Loretta Anne Rogers ( Robinson; April 13, 1939 – June 11, 2022) was an English-born Canadian businesswoman and philanthropist who was a director of Rogers Communications. She was the wife of Ted Rogers, the company's founding president and CEO. In 2015, Forbes estimated her net worth at US$5.5 billion.

==Early life and education==
Rogers was born on April 13, 1939, in London, England. She was the younger child and only daughter of Roland Robinson, 1st Baron Martonmere, and wife Maysie Gasque (died 1989). Her father was a British Conservative Party politician who was granted the hereditary title of Baron Martonmere in 1964. He served as Governor of Bermuda from 1964 to 1972. Her mother, Maysie Gasque, was an American with ties to F. W. Woolworth Company through her uncle-in-law Hubert T. Parson, who served as Woolworth's president; thus making Gasque an heiress to the Woolworth fortune.

Rogers held a Bachelor of Fine Arts degree from the University of Miami. She has received honorary doctorates from the University of Western Ontario, Ryerson University, and the University of Toronto.

==Career==
Rogers had served as a non-independent director of Rogers Communications Inc. since December 1979. She was also a director of Rogers Media Inc., Rogers Telecommunications Inc., Rogers Cable Inc., and Rogers Wireless Communications Inc.

===Philanthropy===
With her husband, Ted Rogers, she established the Loretta A. Rogers Chair in Eating Disorders at Toronto General & Western Hospital, part of the University Health Network, where she served on the foundation board from 2005, and where the Ted Rogers and Family Chair in Heart Function was established in 2009. This was complemented by the Ted Rogers Centre of Excellence in Heart Function in 2012.

==Personal life==
She married Ted Rogers on September 25, 1963. Together, they had four children: Lisa, Edward, Melinda and Martha.
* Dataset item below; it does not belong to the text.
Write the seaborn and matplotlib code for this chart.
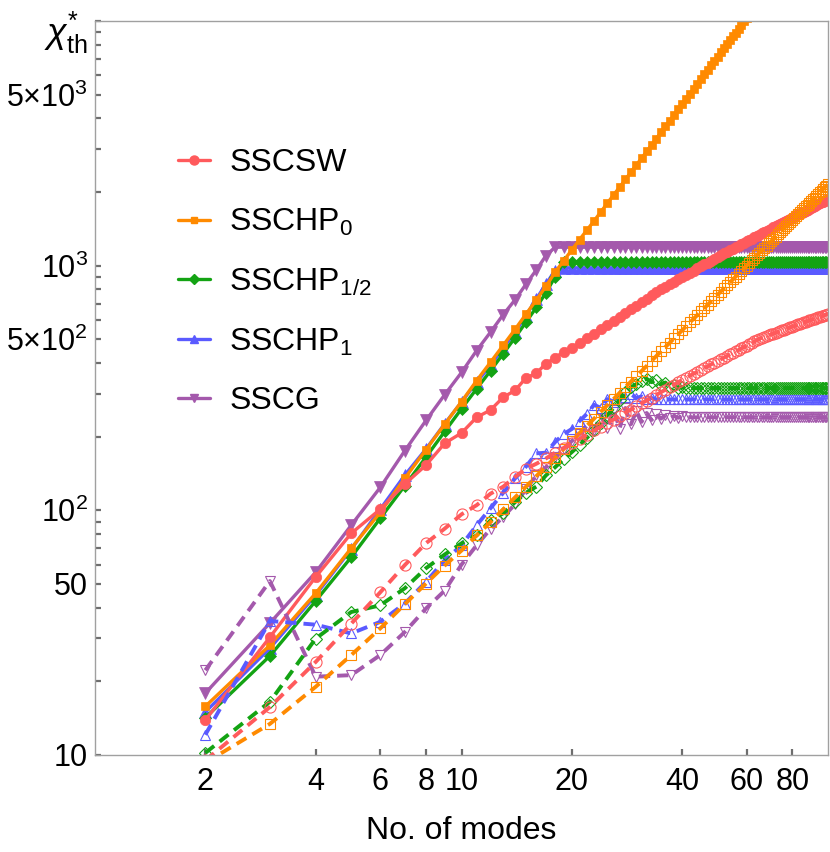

Rogers' only son, Edward Rogers III, is the chairman of Rogers Communications and the Rogers Control Trust, which controls the majority of the voting shares of Rogers Communications.

Her daughter Melinda Rogers-Hixson founded Rogers Venture Partners, the technology investment arm headquartered in San Francisco. She is the vice-chair of the Rogers Control Trust.

==Death==
Rogers died at her home in Toronto on June 11, 2022, at the age of 83.